Magnificent Warriors
aka 中華戰士 aka Zhong hua zhan shi aka Dynamite Fighters aka Yes, Madam 3
1987
Written by Tsang Kan-Cheung
Directed by David Chung Chi-Man
Magnificent Warriors is a required Michelle Yeoh film to watch. There is so much energy and joy here as she gleefully beats the tar out of dozens of people while cracking whips, flying planes, and firing guns. She’s a pure pulp action hero who runs guns for rebels, flies her own plane, dogfights fighters despite being outmatched, goes on secret missions, does her job, helps inspire the people to fight, and stands tall against impossible odds.

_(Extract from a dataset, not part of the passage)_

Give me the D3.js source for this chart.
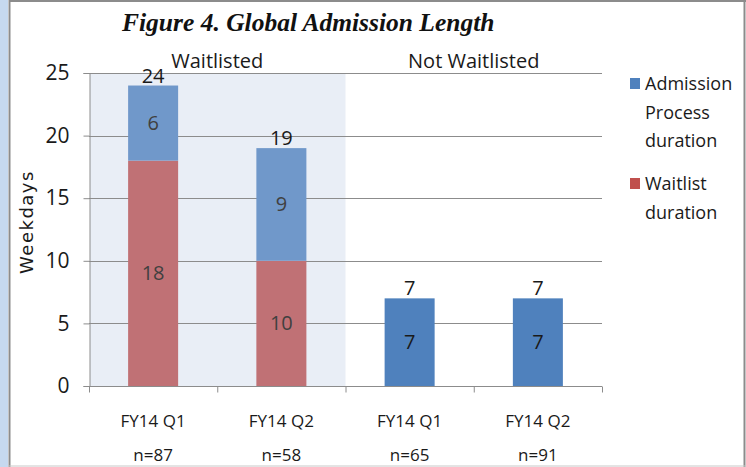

Yeoh easily outshines costars Derek Yee and Richard Ng and the entire film is built around her mission against the invading Japanese. I don’t mean to cut Richard Ng short, he does hold his own as a live-action cartoon drifter con man who bumbles into all the action. Ng’s unnamed Drifter comes complete with his own cartoonish theme music that completely contrasts with the rest of the film’s adventury score, which totally works for hammering in the point that his character is a completely different archetype plopped into this mayhem. Together Ng and Yeoh overshadow Derek Yee so much that despite his character being a James Bond analogue he can barely keep up with them (and it stands out even more with Yeoh moving on to being an actual Bond girl!) Yee was from a prominent entertainment family and would eventually move into producing and directing and based on his output he seems to have found a good fit, several of his films being acclaimed as classics.

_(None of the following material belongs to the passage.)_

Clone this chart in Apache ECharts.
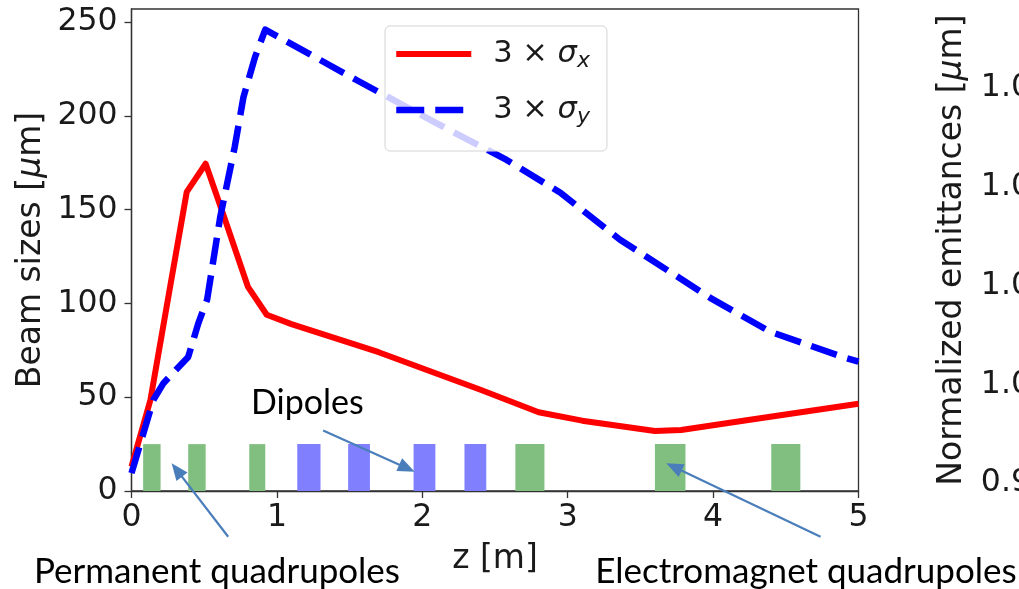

Magnificent Warriors is one of the Hong Kong films I rented from the late, lamented Le Video in San Francisco, I was working through Yeoh’s filmography (shockingly, most of her movies weren’t available in video stores in the Midwest!) and this one was amazing enough I watched it twice and ended up with a DVD myself soon after. It also begot my love for Richard Ng, as he popped up in some of the films I rented in rapid succession but was first memorable here.